## DIRECTIVE
Find the string "chart" in the listing and report every line that has it.

## GIVEN INFORMATION
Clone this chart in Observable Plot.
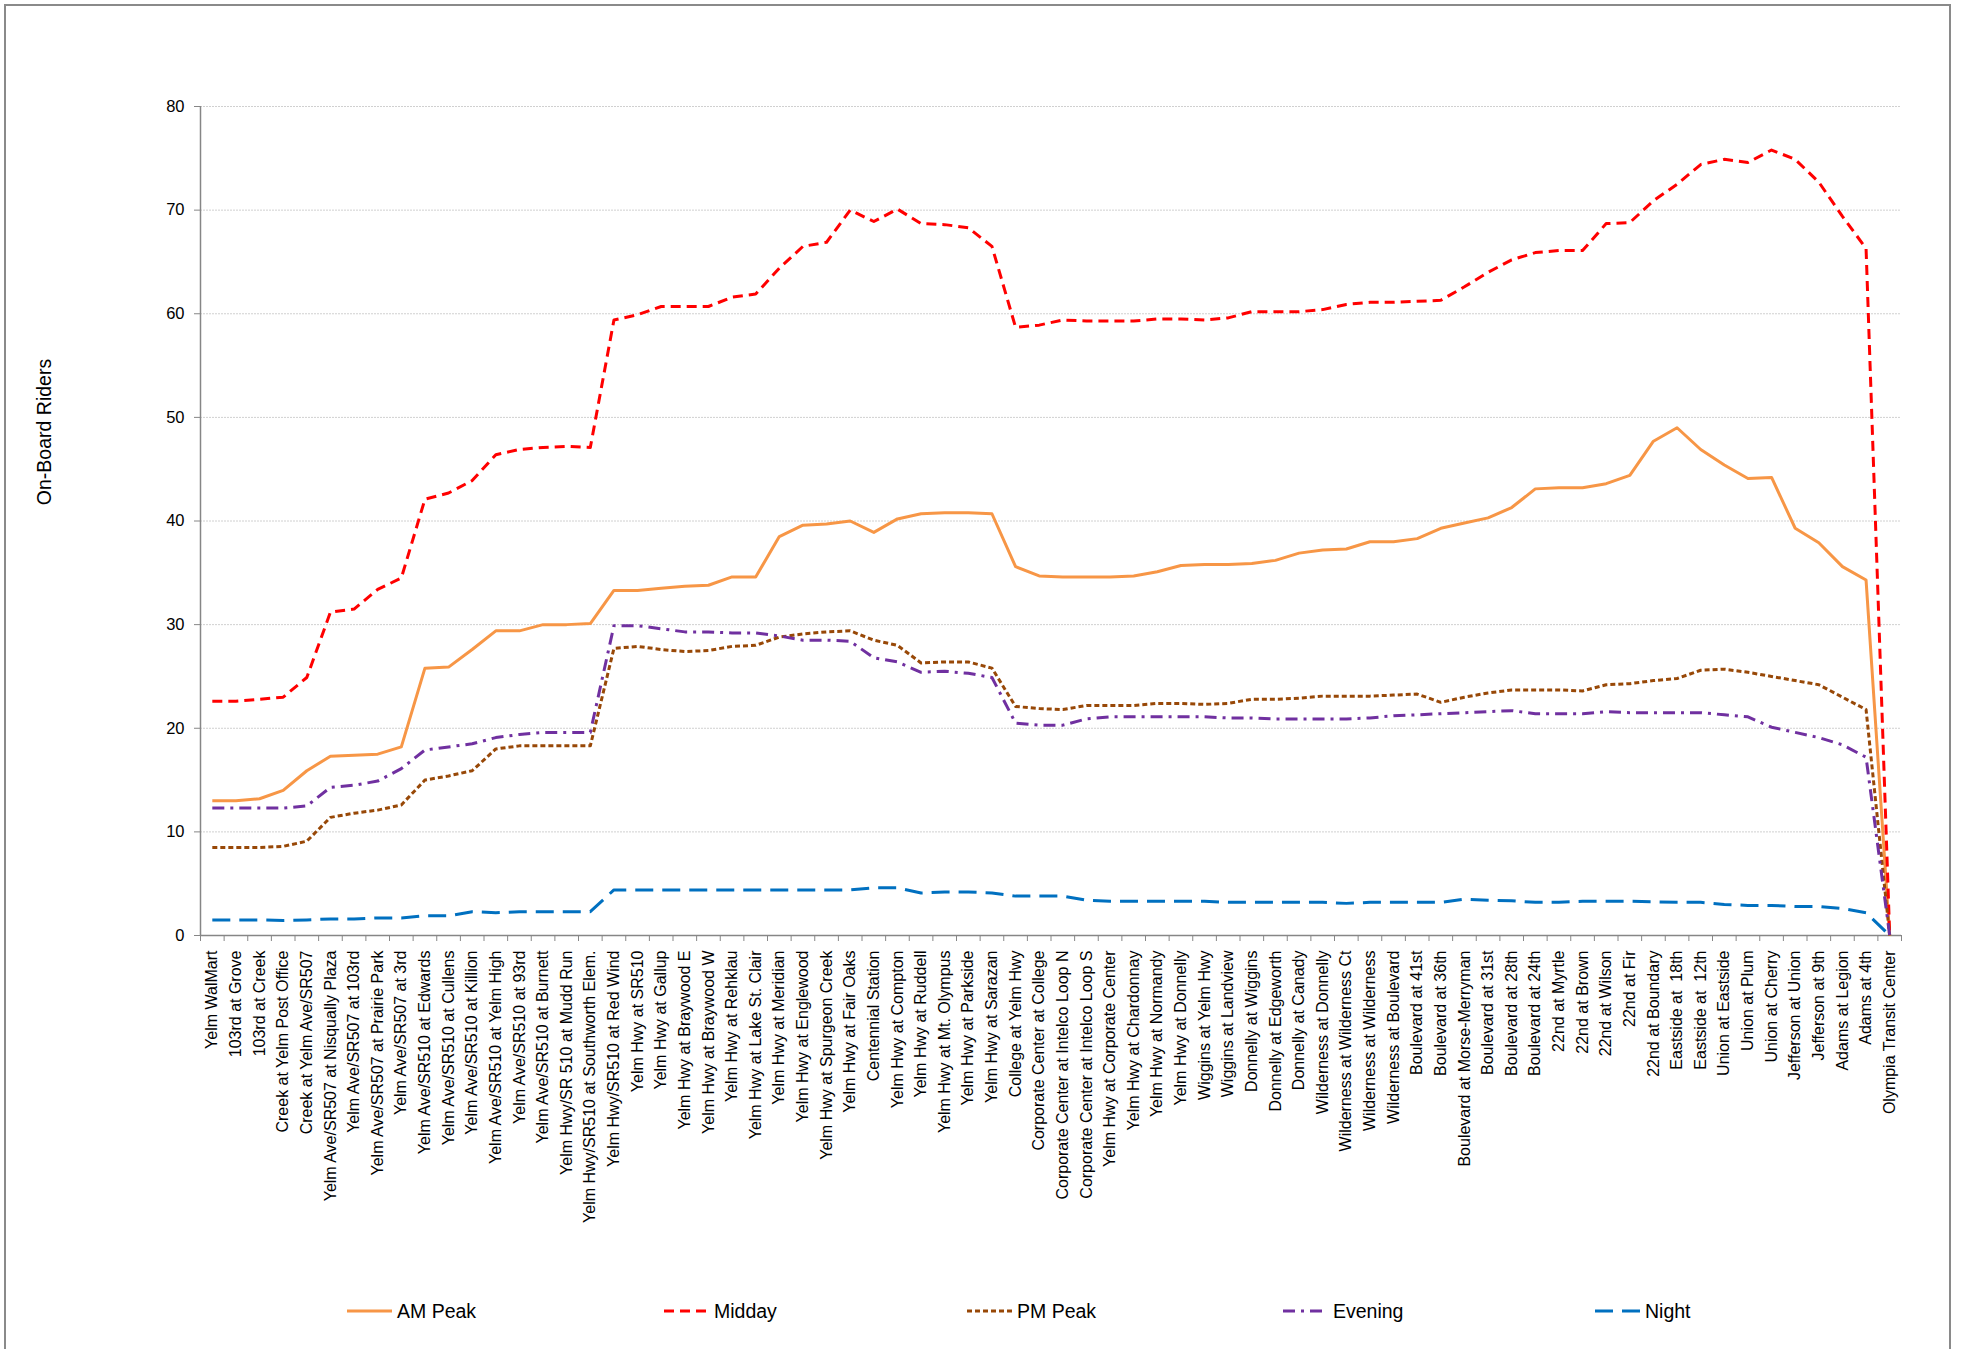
<!DOCTYPE html>
<html>
<head>
<meta charset="utf-8">
<script src="https://cdn.jsdelivr.net/npm/d3@7"></script>
<script src="https://cdn.jsdelivr.net/npm/@observablehq/plot@0.6"></script>
<style>
  html, body { margin: 0; padding: 0; background: #fff; }
  body { width: 1965px; height: 1349px; position: relative; overflow: hidden; font-family: "Liberation Sans", Arial, sans-serif; }
  #frame { position: absolute; left: 4px; top: 4px; width: 1947px; height: 1400px; border: 2px solid #8a8a8a; box-sizing: border-box; }
  #chart { position: absolute; left: 0; top: 0; }
  #ylabel { position: absolute; left: 44px; top: 432px; transform: translate(-50%, -50%) rotate(-90deg); font-size: 19.5px; white-space: nowrap; color: #000; }
  .leg { position: absolute; top: 1299px; display: flex; align-items: center; font-size: 19.5px; color: #000; white-space: nowrap; }
  .leg svg { margin-right: 5px; }
</style>
</head>
<body>
<div id="frame"></div>
<div id="chart"></div>
<div id="ylabel">On-Board Riders</div>
<div id="legend"></div>
<script>
const stops = [
  "Yelm WalMart", "103rd at Grove", "103rd at Creek", "Creek at Yelm Post Office", "Creek at Yelm Ave/SR507",
  "Yelm Ave/SR507 at Nisqually Plaza", "Yelm Ave/SR507 at 103rd", "Yelm Ave/SR507 at Prairie Park", "Yelm Ave/SR507 at 3rd",
  "Yelm Ave/SR510 at Edwards", "Yelm Ave/SR510 at Cullens", "Yelm Ave/SR510 at Killion", "Yelm Ave/SR510 at Yelm High",
  "Yelm Ave/SR510 at 93rd", "Yelm Ave/SR510 at Burnett", "Yelm Hwy/SR 510 at Mudd Run", "Yelm Hwy/SR510 at Southworth Elem.",
  "Yelm Hwy/SR510 at Red Wind", "Yelm Hwy at SR510", "Yelm Hwy at Gallup", "Yelm Hwy at Braywood E", "Yelm Hwy at Braywood W",
  "Yelm Hwy at Rehklau", "Yelm Hwy at Lake St. Clair", "Yelm Hwy at Meridian", "Yelm Hwy at Englewood", "Yelm Hwy at Spurgeon Creek",
  "Yelm Hwy at Fair Oaks", "Centennial Station", "Yelm Hwy at Compton", "Yelm Hwy at Ruddell", "Yelm Hwy at Mt. Olympus",
  "Yelm Hwy at Parkside", "Yelm Hwy at Sarazan", "College at Yelm Hwy", "Corporate Center at College",
  "Corporate Center at Intelco Loop N", "Corporate Center at Intelco Loop S", "Yelm Hwy at Corporate Center",
  "Yelm Hwy at Chardonnay", "Yelm Hwy at Normandy", "Yelm Hwy at Donnelly", "Wiggins at Yelm Hwy", "Wiggins at Landview",
  "Donnelly at Wiggins", "Donnelly at Edgeworth", "Donnelly at Canady", "Wilderness at Donnelly", "Wilderness at Wilderness Ct",
  "Wilderness at Wilderness", "Wilderness at Boulevard", "Boulevard at 41st", "Boulevard at 36th", "Boulevard at Morse-Merryman",
  "Boulevard at 31st", "Boulevard at 28th", "Boulevard at 24th", "22nd at Myrtle", "22nd at Brown", "22nd at Wilson", "22nd at Fir",
  "22nd at Boundary", "Eastside at  18th", "Eastside at  12th", "Union at Eastside", "Union at Plum", "Union at Cherry",
  "Jefferson at Union", "Jefferson at 9th", "Adams at Legion", "Adams at 4th", "Olympia Transit Center"
];

const amPeak = [13.0, 13.0, 13.2, 14.0, 15.9, 17.3, 17.4, 17.5, 18.2, 25.8, 25.9, 27.6, 29.4, 29.4, 30.0, 30.0, 30.1, 33.3,
  33.3, 33.5, 33.7, 33.8, 34.6, 34.6, 38.5, 39.6, 39.7, 40.0, 38.9, 40.2, 40.7, 40.8, 40.8, 40.7, 35.6, 34.7,
  34.6, 34.6, 34.6, 34.7, 35.1, 35.7, 35.8, 35.8, 35.9, 36.2, 36.9, 37.2, 37.3, 38.0, 38.0, 38.3, 39.3, 39.8,
  40.3, 41.3, 43.1, 43.2, 43.2, 43.6, 44.4, 47.7, 49.0, 46.9, 45.4, 44.1, 44.2, 39.3, 37.9, 35.6, 34.3, 0];
const midday = [22.6, 22.6, 22.8, 23.0, 24.9, 31.2, 31.5, 33.4, 34.5, 42.1, 42.7, 43.9, 46.4, 46.9, 47.1, 47.2, 47.1, 59.4,
  59.9, 60.7, 60.7, 60.7, 61.6, 61.9, 64.4, 66.5, 66.9, 70.0, 68.9, 70.1, 68.7, 68.6, 68.3, 66.5, 58.7, 58.9,
  59.4, 59.3, 59.3, 59.3, 59.5, 59.5, 59.4, 59.6, 60.2, 60.2, 60.2, 60.4, 60.9, 61.1, 61.1, 61.2, 61.3, 62.6,
  64.0, 65.2, 65.9, 66.1, 66.1, 68.7, 68.8, 70.9, 72.5, 74.4, 74.9, 74.6, 75.8, 74.9, 72.7, 69.4, 66.3, 0];
const pmPeak = [8.5, 8.5, 8.5, 8.6, 9.1, 11.4, 11.8, 12.1, 12.6, 15.0, 15.4, 15.9, 18.0, 18.3, 18.3, 18.3, 18.3, 27.7,
  27.9, 27.6, 27.4, 27.5, 27.9, 28.0, 28.8, 29.1, 29.3, 29.4, 28.5, 28.0, 26.3, 26.4, 26.4, 25.8, 22.1, 21.9,
  21.8, 22.2, 22.2, 22.2, 22.4, 22.4, 22.3, 22.4, 22.8, 22.8, 22.9, 23.1, 23.1, 23.1, 23.2, 23.3, 22.5, 23.0,
  23.4, 23.7, 23.7, 23.7, 23.6, 24.2, 24.3, 24.6, 24.8, 25.6, 25.7, 25.4, 25.0, 24.6, 24.2, 23.0, 21.8, 0];
const evening = [12.3, 12.3, 12.3, 12.3, 12.5, 14.3, 14.5, 14.9, 16.1, 17.9, 18.2, 18.5, 19.1, 19.4, 19.6, 19.6, 19.6, 29.9,
  29.9, 29.6, 29.3, 29.3, 29.2, 29.2, 28.9, 28.5, 28.5, 28.4, 26.8, 26.4, 25.4, 25.5, 25.3, 24.9, 20.5, 20.3,
  20.3, 20.9, 21.1, 21.1, 21.1, 21.1, 21.1, 21.0, 21.0, 20.9, 20.9, 20.9, 20.9, 21.0, 21.2, 21.3, 21.4, 21.5,
  21.6, 21.7, 21.4, 21.4, 21.4, 21.6, 21.5, 21.5, 21.5, 21.5, 21.3, 21.1, 20.1, 19.6, 19.1, 18.4, 17.2, 0];
const night = [1.5, 1.5, 1.5, 1.45, 1.5, 1.6, 1.6, 1.7, 1.7, 1.9, 1.9, 2.3, 2.2, 2.3, 2.3, 2.3, 2.3, 4.4,
  4.4, 4.4, 4.4, 4.4, 4.4, 4.4, 4.4, 4.4, 4.4, 4.4, 4.6, 4.6, 4.1, 4.2, 4.2, 4.1, 3.8, 3.8,
  3.8, 3.4, 3.3, 3.3, 3.3, 3.3, 3.3, 3.2, 3.2, 3.2, 3.2, 3.2, 3.1, 3.2, 3.2, 3.2, 3.2, 3.5,
  3.4, 3.35, 3.2, 3.2, 3.3, 3.3, 3.3, 3.25, 3.2, 3.2, 3.0, 2.9, 2.9, 2.8, 2.8, 2.6, 2.2, 0];

const seriesNames = ["AM Peak", "Midday", "PM Peak", "Evening", "Night"];
const seriesValues = [amPeak, midday, pmPeak, evening, night];
const seriesColors = ["#F79646", "#FF0000", "#984807", "#7030A0", "#0070C0"];
const seriesDashes = [null, "10,6", "5,3", "12,6,3,6", "18,9"];
const yTicks = [0, 10, 20, 30, 40, 50, 60, 70, 80];

const W = 1965, H = 1270, mL = 200, mR = 64, mT = 106, mB = 335;
const half = (W - mL - mR) / stops.length / 2;

const lineMarks = seriesNames.map((name, k) =>
  Plot.line(seriesValues[k].map((v, i) => ({stop: stops[i], riders: v})), {
    x: "stop", y: "riders",
    stroke: seriesColors[k], strokeWidth: 3,
    strokeDasharray: seriesDashes[k] || undefined,
    strokeLinejoin: "round", strokeLinecap: "butt"
  })
);

const chart = Plot.plot({
  width: W, height: H,
  marginLeft: mL, marginRight: mR, marginTop: mT, marginBottom: mB,
  style: {fontFamily: "'Liberation Sans', Arial, sans-serif", fontSize: "16px", color: "#000", background: "transparent"},
  x: {type: "point", domain: stops, padding: 0.5, label: null},
  y: {domain: [0, 80], label: null},
  marks: [
    Plot.gridY(yTicks, {stroke: "#d0d0d0", strokeOpacity: 1, strokeDasharray: "2,1"}),
    Plot.axisY(yTicks, {tickSize: 6, tickPadding: 10, fontSize: 16.5, stroke: "#868686", label: null}),
    Plot.axisX({tickRotate: -90, tickSize: 0, tickPadding: 15, fontSize: 16, label: null}),
    Plot.axisX(stops, {tickSize: 6, tickFormat: () => "", dx: -half, stroke: "#868686", label: null}),
    Plot.axisX([stops[stops.length - 1]], {tickSize: 6, tickFormat: () => "", dx: half, stroke: "#868686", label: null}),
    Plot.ruleY([0], {stroke: "#868686", strokeWidth: 1.5}),
    Plot.ruleX([stops[0]], {dx: -half, stroke: "#868686", strokeWidth: 1.5}),
    ...lineMarks
  ]
});
document.getElementById("chart").appendChild(chart);

// Legend below the chart
const legendLeft = [347, 664, 967, 1283, 1595];
const legend = document.getElementById("legend");
seriesNames.forEach((name, k) => {
  const item = document.createElement("div");
  item.className = "leg";
  item.style.left = legendLeft[k] + "px";
  const svg = d3.create("svg").attr("width", 45).attr("height", 24);
  svg.append("line").attr("x1", 0).attr("x2", 45).attr("y1", 12).attr("y2", 12)
    .attr("stroke", seriesColors[k]).attr("stroke-width", 3)
    .attr("stroke-dasharray", seriesDashes[k] || null);
  item.appendChild(svg.node());
  const span = document.createElement("span");
  span.textContent = name;
  item.appendChild(span);
  legend.appendChild(item);
});
</script>
</body>
</html>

## RESPONSE
Clone this chart in Observable Plot.
  #chart { position: absolute; left: 0; top: 0; }
<div id="chart"></div>
const chart = Plot.plot({
document.getElementById("chart").appendChild(chart);
// Legend below the chart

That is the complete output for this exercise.